Crisis for others is a source of despair. For me, it's an opportunity to bring reform. I owe this country a debt I cannot repay.
We live in an interconnected world, and you cannot prevent people from leaving. What you need to do is to create opportunities. At the same time, people are also coming back.
There won't be some overnight miracle cure. But the measures I take will be sustainable. Our goal is to cease food imports within four years. This will create a minimum of 2 million jobs in agriculture.
We have sacrificed and we have endured extreme hardship, but we have maintained the key goal - we have denied the enemy its main objective of creating two political geographies in this country through the all-out war which has been unleashed against us. If we had a first-rate air force, the nature of the conflict would be completely different.
The national unity government is a necessity in this country and I am happy to serve it. We have negotiated for months to create a government, but Belgium also went for a year without one.
The Americans made the decision out of principle to buy Russian equipment for us because our pilots and mechanics were trained on Russian aircraft. But, then, as a result of the Ukraine crisis, the US Congress imposed sanctions on Russia and the equipment could no longer be delivered to us. I am proud of our security and defense forces.
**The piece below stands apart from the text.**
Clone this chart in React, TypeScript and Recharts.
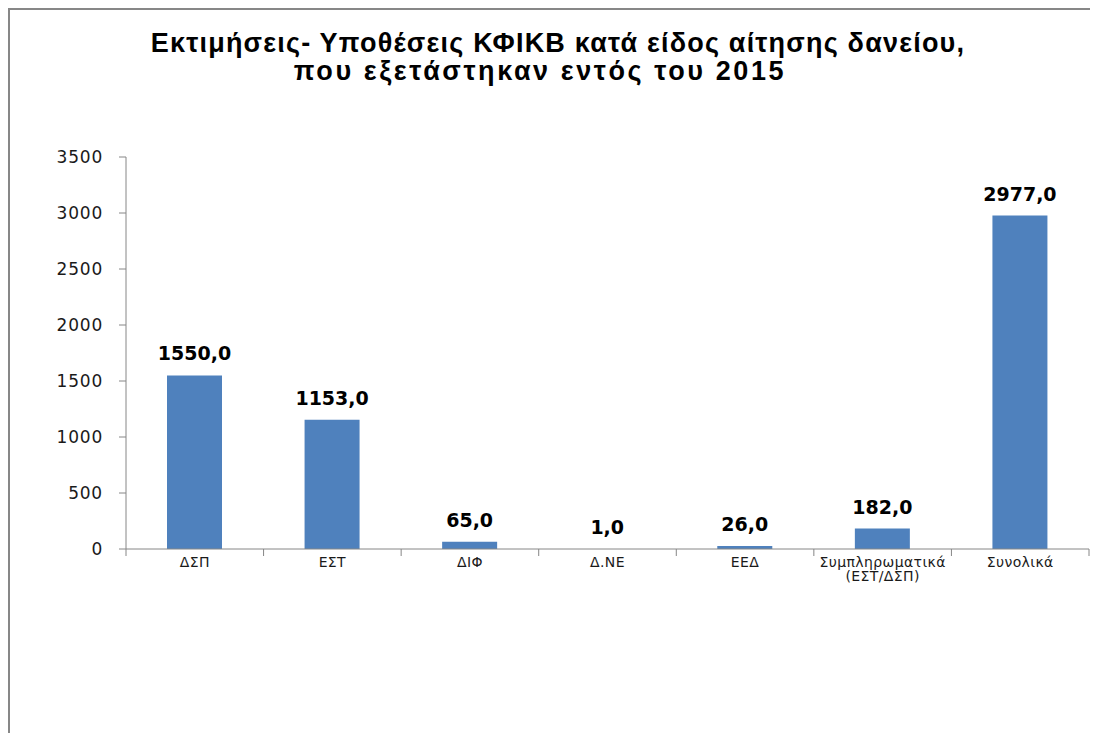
import React from 'react'
import { BarChart, Bar, XAxis, YAxis, LabelList } from 'recharts'

// Κατηγορίες και τιμές
const categories = ['ΔΣΠ', 'ΕΣΤ', 'ΔΙΦ', 'Δ.ΝΕ', 'ΕΕΔ', 'Συμπληρωματικά (ΕΣΤ/ΔΣΠ)', 'Συνολικά']
const values = [1550, 1153, 65, 1, 26, 182, 2977]
const yTicks = [0, 500, 1000, 1500, 2000, 2500, 3000, 3500]

const titleLines = [
  'Εκτιμήσεις- Υποθέσεις ΚΦΙΚΒ κατά είδος αίτησης δανείου,',
  'που εξετάστηκαν εντός του 2015'
]

const data = categories.map((name, i) => ({ name, value: values[i] }))

const AXIS_COLOR = '#868686'
const BAR_COLOR = '#4F81BD'

const CHART_W = 1088
const CHART_H = 723
const MARGIN = { top: 147, right: 9, bottom: 144, left: 0 }
const Y_AXIS_W = 116
const BAND = (CHART_W - MARGIN.left - MARGIN.right - Y_AXIS_W) / categories.length

const formatValue = (v: number) => v.toFixed(1).replace('.', ',')

// Ετικέτες κατηγοριών (δύο γραμμές όταν έχουν κενό) + γραμμές στα όρια
const CategoryTick = (props: any) => {
  const { x, y, payload, index } = props
  const lines = String(payload.value).split(' ')
  const top = y - 8
  return (
    <g>
      <line x1={x - BAND / 2} x2={x - BAND / 2} y1={top} y2={top + 7} stroke={AXIS_COLOR} />
      {index === categories.length - 1 && (
        <line x1={x + BAND / 2} x2={x + BAND / 2} y1={top} y2={top + 7} stroke={AXIS_COLOR} />
      )}
      <text
        x={x}
        y={y}
        textAnchor="middle"
        fontFamily="DejaVu Sans, Verdana, sans-serif"
        fontSize={14}
        letterSpacing={0.4}
        fill="#1a1a1a"
      >
        {lines.map((line, i) => (
          <tspan key={i} x={x} dy={i === 0 ? 10 : 14}>
            {line}
          </tspan>
        ))}
      </text>
    </g>
  )
}

export default function App() {
  return (
    <div
      style={{
        position: 'relative',
        width: 1090,
        height: 725,
        boxSizing: 'border-box',
        borderTop: '2px solid #878787',
        borderLeft: '2px solid #878787',
        background: '#fff'
      }}
    >
      <div
        style={{
          position: 'absolute',
          top: 19,
          left: 0,
          width: 1096,
          textAlign: 'center',
          fontFamily: '"Liberation Sans", Arial, sans-serif',
          fontWeight: 'bold',
          fontSize: 27,
          lineHeight: '28px',
          color: '#000'
        }}
      >
        <div style={{ letterSpacing: 1.2 }}>{titleLines[0]}</div>
        <div style={{ letterSpacing: 2.6, marginRight: 36 }}>{titleLines[1]}</div>
      </div>
      <BarChart width={CHART_W} height={CHART_H} data={data} margin={MARGIN}>
        <XAxis
          dataKey="name"
          interval={0}
          tickLine={false}
          axisLine={{ stroke: AXIS_COLOR }}
          tick={<CategoryTick />}
          height={40}
        />
        <YAxis
          width={Y_AXIS_W}
          domain={[0, 3500]}
          ticks={yTicks}
          interval={0}
          tickSize={7}
          tickMargin={16}
          axisLine={{ stroke: AXIS_COLOR }}
          tickLine={{ stroke: AXIS_COLOR }}
          tick={{
            fill: '#1a1a1a',
            fontSize: 17,
            fontFamily: 'DejaVu Sans, Verdana, sans-serif',
            letterSpacing: 0.8
          }}
        />
        <Bar dataKey="value" fill={BAR_COLOR} barSize={55} isAnimationActive={false}>
          <LabelList
            dataKey="value"
            position="top"
            offset={15}
            formatter={(v: any) => formatValue(Number(v))}
            style={{
              fontFamily: 'DejaVu Sans, Verdana, sans-serif',
              fontWeight: 'bold',
              fontSize: 19,
              fill: '#000'
            }}
          />
        </Bar>
      </BarChart>
    </div>
  )
}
We [Afghanistan] are constantly dealing with situations in which we must ensure that provinces or major cities do not fall into enemy hands. People need to understand that we don't have an air force and the forces that we do have used to get air support from NATO, which is no longer available. Our pilots have done wonders, but they are stretched thin. We are dealing with resources that have been spread thin.
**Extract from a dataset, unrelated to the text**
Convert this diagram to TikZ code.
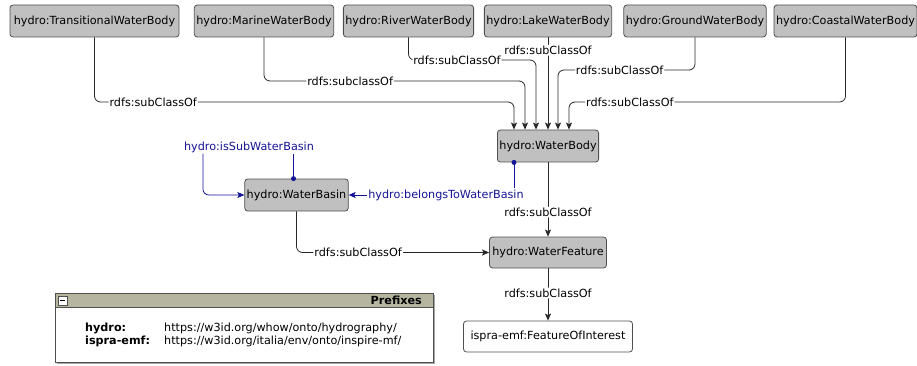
\documentclass[tikz,border=0pt]{standalone}
\usepackage{fontspec}
\setmainfont{DejaVu Sans}
\usetikzlibrary{arrows.meta}
\definecolor{clsgray}{RGB}{192,192,192}
\definecolor{clsborder}{RGB}{80,80,80}
\definecolor{linegray}{RGB}{40,40,40}
\definecolor{propblue}{RGB}{20,20,150}
\definecolor{headolive}{RGB}{182,182,160}
\begin{document}
\begin{tikzpicture}[x=1pt, y=-1pt, font=\fontsize{11.2}{13}\selectfont]
    % Define styles
    \tikzset{
        cls/.style={
            draw=clsborder,
            fill=clsgray,
            line width=0.8pt,
            rounded corners=3pt,
            minimum height=32pt,
            inner sep=2pt
        },
        extcls/.style={
            cls,
            fill=white,
            minimum height=31pt
        },
        lbl/.style={
            fill=white,
            inner sep=1pt
        },
        proplbl/.style={
            lbl,
            text=propblue
        },
        arrow/.style={
            -{Stealth[length=7pt,width=6pt,inset=1.5pt]},
            draw=linegray,
            line width=0.8pt,
            rounded corners=6pt
        },
        proparrow/.style={
            arrow,
            draw=propblue,
            -{Stealth[length=7pt,width=6pt,inset=1.5pt]}
        },
        propline/.style={
            draw=propblue,
            line width=0.8pt
        },
        dot/.style={
            circle,
            fill=propblue,
            inner sep=0pt,
            minimum size=5pt
        }
    }
    \useasboundingbox (0,0) rectangle (917,366);

    % Top row: kinds of water bodies
    \node[cls, minimum width=169pt] (transitional) at (94.5,21) {hydro:TransitionalWaterBody};
    \node[cls, minimum width=136pt] (marine) at (264,21) {hydro:MarineWaterBody};
    \node[cls, minimum width=129pt] (river) at (408.5,21) {hydro:RiverWaterBody};
    \node[cls, minimum width=124pt] (lake) at (548,21) {hydro:LakeWaterBody};
    \node[cls, minimum width=142pt] (ground) at (695,21) {hydro:GroundWaterBody};
    \node[cls, minimum width=135pt] (coastal) at (845.5,21) {hydro:CoastalWaterBody};

    % Middle classes
    \node[cls, minimum width=100pt] (waterbody) at (548,146) {hydro:WaterBody};
    \node[cls, minimum width=99pt] (basin) at (296.5,195) {hydro:WaterBasin};
    \node[cls, minimum width=117pt, minimum height=31pt] (feature) at (548,252.5) {hydro:WaterFeature};
    \node[extcls, minimum width=169pt] (foi) at (548,336.5) {ispra-emf:FeatureOfInterest};

    % Entry points on top of WaterBody
    \coordinate (in1) at ([xshift=-34pt]waterbody.north);
    \coordinate (in2) at ([xshift=-23pt]waterbody.north);
    \coordinate (in3) at ([xshift=-12pt]waterbody.north);
    \coordinate (in5) at ([xshift=10pt]waterbody.north);
    \coordinate (in6) at ([xshift=21pt]waterbody.north);

    % Subclass connections into WaterBody
    \draw[arrow] (transitional.south) -- (transitional.south |- 0,102) -- node[lbl, pos=0.14] {rdfs:subClassOf} (in1 |- 0,102) -- (in1);
    \draw[arrow] (marine.south) -- (marine.south |- 0,81) -- node[lbl, pos=0.33] {rdfs:subclassOf} (in2 |- 0,81) -- (in2);
    \draw[arrow] (river.south) -- (river.south |- 0,60) -- node[lbl, pos=0.38] {rdfs:subClassOf} (in3 |- 0,60) -- (in3);
    \draw[arrow] (lake) -- node[lbl, pos=0.14] {rdfs:subClassOf} (waterbody);
    \draw[arrow] (ground.south) -- (ground.south |- 0,70) -- node[lbl, pos=0.55] {rdfs:subClassOf} (in5 |- 0,70) -- (in5);
    \draw[arrow] (coastal.south) -- (coastal.south |- 0,102) -- node[lbl, pos=0.78] {rdfs:subClassOf} (in6 |- 0,102) -- (in6);

    % Subclass connections below
    \draw[arrow] (waterbody) -- node[lbl, pos=0.67] {rdfs:subClassOf} (feature);
    \draw[arrow] (basin.south) |- node[lbl, pos=0.66] {rdfs:subClassOf} (feature.west);
    \draw[arrow] (feature) -- node[lbl, pos=0.47] {rdfs:subClassOf} (foi);

    % Object properties
    \node[proplbl] (sublbl) at (249,147) {hydro:isSubWaterBasin};
    \coordinate (bdot) at ([xshift=-3pt]basin.north);
    \draw[propline] (bdot) -- (bdot |- sublbl.south);
    \node[dot] (bdotmark) at (bdot) {};
    \draw[proparrow] ([xshift=20pt]sublbl.south west) |- (basin.west);

    \node[proplbl] (belbl) at (446,195) {hydro:belongsToWaterBasin};
    \coordinate (wdot) at ([xshift=-34pt]waterbody.south);
    \draw[propline] (wdot) -- (wdot |- belbl.north);
    \node[dot] (wdotmark) at (wdot) {};
    \draw[proparrow] (belbl.west) -- (basin.east);

    % Prefixes panel
    \fill[black!35] (57,295) rectangle (435,364);
    \draw[draw=clsborder, fill=white, line width=0.8pt] (55,293) rectangle (433,362);
    \draw[draw=clsborder, fill=headolive, line width=0.8pt] (55,293) rectangle (433,307);
    \draw[draw=clsborder, fill=white, line width=0.6pt] (58,296) rectangle (67,305);
    \draw[line width=1pt] (60,300.5) -- (65,300.5);
    \node[anchor=east, font=\fontsize{11.2}{13}\selectfont\bfseries, inner sep=0pt] (prefixtitle) at (422,300.5) {Prefixes};
    \node[anchor=west, font=\fontsize{11.2}{13}\selectfont\bfseries, inner sep=0pt] (hydropfx) at (85,328) {hydro:};
    \node[anchor=west, inner sep=0pt] (hydrouri) at (164,328) {https://w3id.org/whow/onto/hydrography/};
    \node[anchor=west, font=\fontsize{11.2}{13}\selectfont\bfseries, inner sep=0pt] (ispfx) at (85,341) {ispra-emf:};
    \node[anchor=west, inner sep=0pt] (isuri) at (164,341) {https://w3id.org/italia/env/onto/inspire-mf/};
\end{tikzpicture}
\end{document}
As the leader of a country, you are not free to enjoy the luxury of such feelings. The Afghan people want peace, which requires persistence. We are determined to defend our country, and the whole region and the entire world understands the justice of our cause and the principled way in which we have engaged in it.
We [Afghanistan government] were in the process of cleaning up the government when these attacks happened in the north - not only in Kunduz, but also in other provinces. Our special forces are limited - we cannot be everywhere at the same time and we had to defend every district regardless of how insignificant it might be, because of the very social and political makeup of this country.
It [terrorism] happened because intelligence, leadership and police failures made it possible.
What is common among all of these groups [Taliban, Islamic State etc.] is the intent to destroy. The majority of terrorists who come to Afghanistan are from China, Russia, Uzbekistan, Kazakhstan, Saudi Arabia, Pakistan or North Africa. They were expelled from their countries and pushed to ours - this is their battlefield - and all of them, be it the Taliban or others, are interlinked with the criminal economy.
None these organizations [terrorists] could continue operating without the narcotics networks, human-trafficking and oil smuggling. Addressing it requires a truly creative global response similar to that used to stand up against Germany's aggression in World War II.
People are easily shocked when their routine is disrupted and their ease of travel is restricted. We are dealing with a complete new face of terrorism - killing for the sake of killing.
When I first raised the issue of the so-called Islamic State at the Munich Security Conference in February, speaking about its economy, its flexibility and pathology, people thought I was trying to scare them. But now we have experienced just that. If al-Qaida was version 2.0 of terror, then the Islamic State is version 5.0.